Data records:
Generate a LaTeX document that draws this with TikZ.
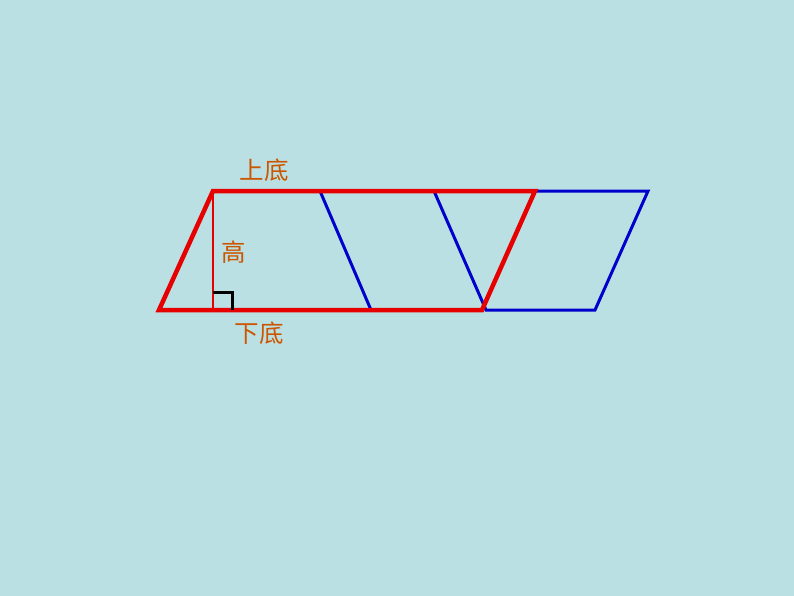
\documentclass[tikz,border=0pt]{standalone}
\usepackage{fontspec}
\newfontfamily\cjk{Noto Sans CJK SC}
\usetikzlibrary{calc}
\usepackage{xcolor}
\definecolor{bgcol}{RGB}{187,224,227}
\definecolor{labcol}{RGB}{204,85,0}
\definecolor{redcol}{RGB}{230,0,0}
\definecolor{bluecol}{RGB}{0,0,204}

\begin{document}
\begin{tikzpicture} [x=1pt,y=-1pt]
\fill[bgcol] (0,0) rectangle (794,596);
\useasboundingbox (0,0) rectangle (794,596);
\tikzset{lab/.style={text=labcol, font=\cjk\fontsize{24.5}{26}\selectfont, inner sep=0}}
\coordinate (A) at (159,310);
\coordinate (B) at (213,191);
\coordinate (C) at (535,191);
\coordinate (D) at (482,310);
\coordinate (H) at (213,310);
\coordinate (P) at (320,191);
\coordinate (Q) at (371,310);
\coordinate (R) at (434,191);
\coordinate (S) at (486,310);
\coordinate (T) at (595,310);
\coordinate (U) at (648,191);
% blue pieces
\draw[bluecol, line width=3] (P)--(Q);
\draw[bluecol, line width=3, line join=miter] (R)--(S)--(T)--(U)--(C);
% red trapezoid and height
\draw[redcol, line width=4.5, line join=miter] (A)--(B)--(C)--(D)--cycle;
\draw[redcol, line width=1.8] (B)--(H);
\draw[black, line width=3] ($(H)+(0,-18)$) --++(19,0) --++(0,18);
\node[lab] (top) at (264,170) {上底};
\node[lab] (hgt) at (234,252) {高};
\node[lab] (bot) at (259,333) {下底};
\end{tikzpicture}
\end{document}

---

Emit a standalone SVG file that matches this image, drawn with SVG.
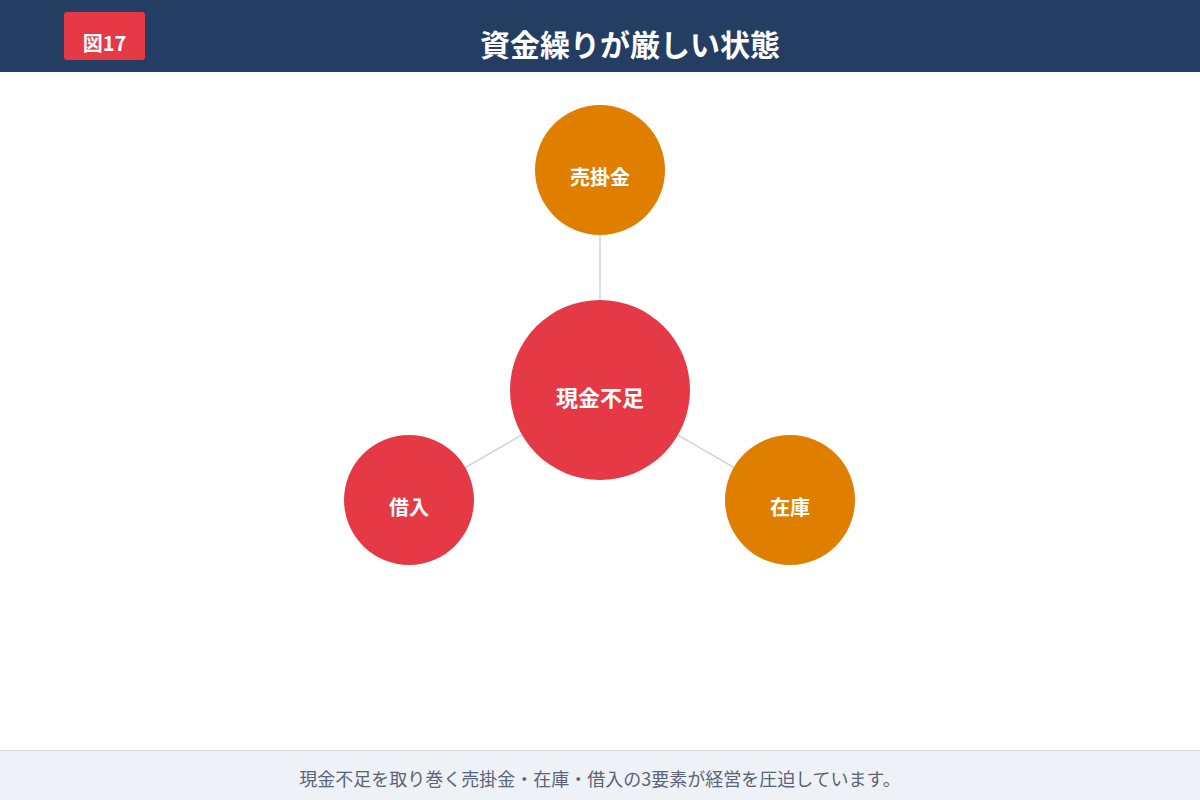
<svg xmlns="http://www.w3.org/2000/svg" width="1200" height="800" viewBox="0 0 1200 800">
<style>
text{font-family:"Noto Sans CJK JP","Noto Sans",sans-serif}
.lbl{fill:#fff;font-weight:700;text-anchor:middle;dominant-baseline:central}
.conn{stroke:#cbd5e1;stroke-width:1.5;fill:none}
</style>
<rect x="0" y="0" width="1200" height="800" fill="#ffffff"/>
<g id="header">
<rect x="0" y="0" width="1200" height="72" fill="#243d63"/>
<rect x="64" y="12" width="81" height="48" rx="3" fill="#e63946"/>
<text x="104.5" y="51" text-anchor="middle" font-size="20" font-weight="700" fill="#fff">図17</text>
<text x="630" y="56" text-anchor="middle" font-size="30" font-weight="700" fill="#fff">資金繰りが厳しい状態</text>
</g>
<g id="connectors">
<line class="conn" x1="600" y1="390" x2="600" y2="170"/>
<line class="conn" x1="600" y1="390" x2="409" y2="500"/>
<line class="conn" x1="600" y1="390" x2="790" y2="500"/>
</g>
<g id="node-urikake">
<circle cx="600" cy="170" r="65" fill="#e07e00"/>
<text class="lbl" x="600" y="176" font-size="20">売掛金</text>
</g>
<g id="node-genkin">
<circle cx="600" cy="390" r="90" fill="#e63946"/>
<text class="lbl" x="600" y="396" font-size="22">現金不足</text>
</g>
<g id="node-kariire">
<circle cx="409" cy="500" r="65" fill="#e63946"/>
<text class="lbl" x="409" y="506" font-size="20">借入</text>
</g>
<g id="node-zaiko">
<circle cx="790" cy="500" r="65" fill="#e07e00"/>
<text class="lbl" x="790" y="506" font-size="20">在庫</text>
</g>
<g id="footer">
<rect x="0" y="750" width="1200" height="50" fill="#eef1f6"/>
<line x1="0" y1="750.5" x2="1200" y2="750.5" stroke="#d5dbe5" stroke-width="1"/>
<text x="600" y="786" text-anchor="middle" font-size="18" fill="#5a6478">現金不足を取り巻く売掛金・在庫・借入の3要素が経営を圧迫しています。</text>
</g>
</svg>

Task description:
Review the material and copy each line in which the word "that" appears.

Answer below:
Generate a LaTeX document that draws this with TikZ.
Emit a standalone SVG file that matches this image, drawn with SVG.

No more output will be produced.